The film unfolds in circles — the Anteinferno, the Circle of Obsessions, the Circle of Manias, the Circle of Blood — as if Dante himself collaborated with a mortician. Pasolini arranges bodies like objects, frames violence as ritual, and refuses any catharsis that might allow the viewer moral escape.

The performances are deliberately stiff, theatrical, emptied of emotion. The victims are blank slates; the libertines are stylised monsters. Everything is choreographed with a perversely detached elegance.

It is simultaneously the point and the problem.
Pasolini wants to suffocate us — but suffocation is not the same thing as meaning.


For all its intellectual scaffolding, Salò spirals into a paradox:
Pasolini indicts dehumanisation by dehumanising.
He condemns voyeurism by forcing us to be voyeurs.
He rails against fascism while reproducing its structures.

This is the crux of its polarising legacy.
Some critics call it the most important film of the twentieth century; others consider it an irredeemable wallow in cinematic sadism.

My view — at a measured and wary two stars — sits in the uneasy middle: Pasolini’s overarching thesis is potent, his courage (or recklessness) undeniable, but the film’s unrelenting brutality eventually dulls the intellectual edge it seeks to sharpen. That shock becomes monotony; horror becomes repetition; outrage becomes noise.

There is no escalation, only accumulation.
No revelation, only endurance.
No life — only Pasolini’s autopsy of humanity.


And yet, perhaps the true power of Salò lies not in the film itself but in the myth that formed around it. Pasolini died before he could defend it, revise it, or distance himself from it. The film became a tombstone — a final act of aesthetic defiance from a man who had always preferred confrontation to comfort.

His death casts a radioactive glow across Salò.
It colours every frame with an eerie sense of inevitability, as if the film were a prophecy of his own destruction.
You don’t watch Salò thinking about the characters.
You watch it thinking about Pasolini.

The gap between artist and artwork collapses entirely.
Perhaps that is what he intended.
Or perhaps it is the final irony — that a filmmaker obsessed with exposing societal decay has, in his last work, created something that ultimately feels embalmed, sealed off from the living world.

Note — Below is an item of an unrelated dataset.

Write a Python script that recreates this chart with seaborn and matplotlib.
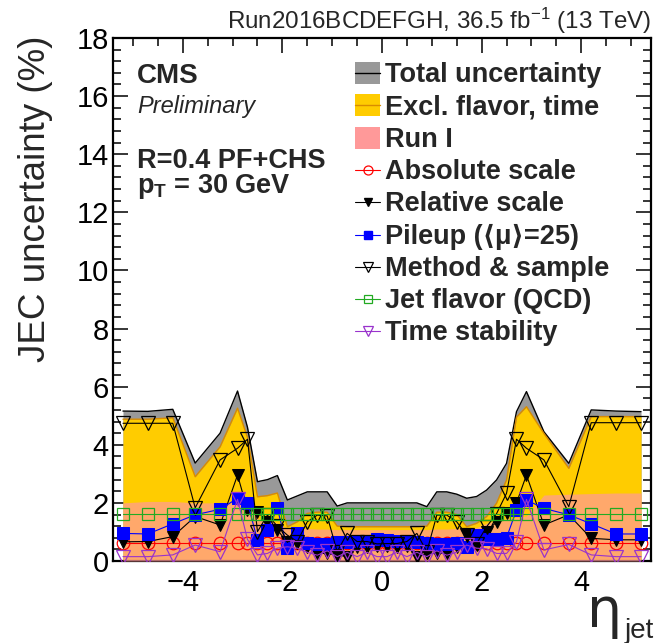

Salò remains a cultural Rorschach test: a masterpiece of provocation for some, an act of cinematic masochism for others. My own viewing leaves me with admiration for Pasolini’s audacity, respect for his intellectual rage, and deep reservations about the film’s blunt-force method.

A monumental idea, trapped in a punishing, airless execution.
A film easier to analyse than to justify, and easier to endure than to embrace.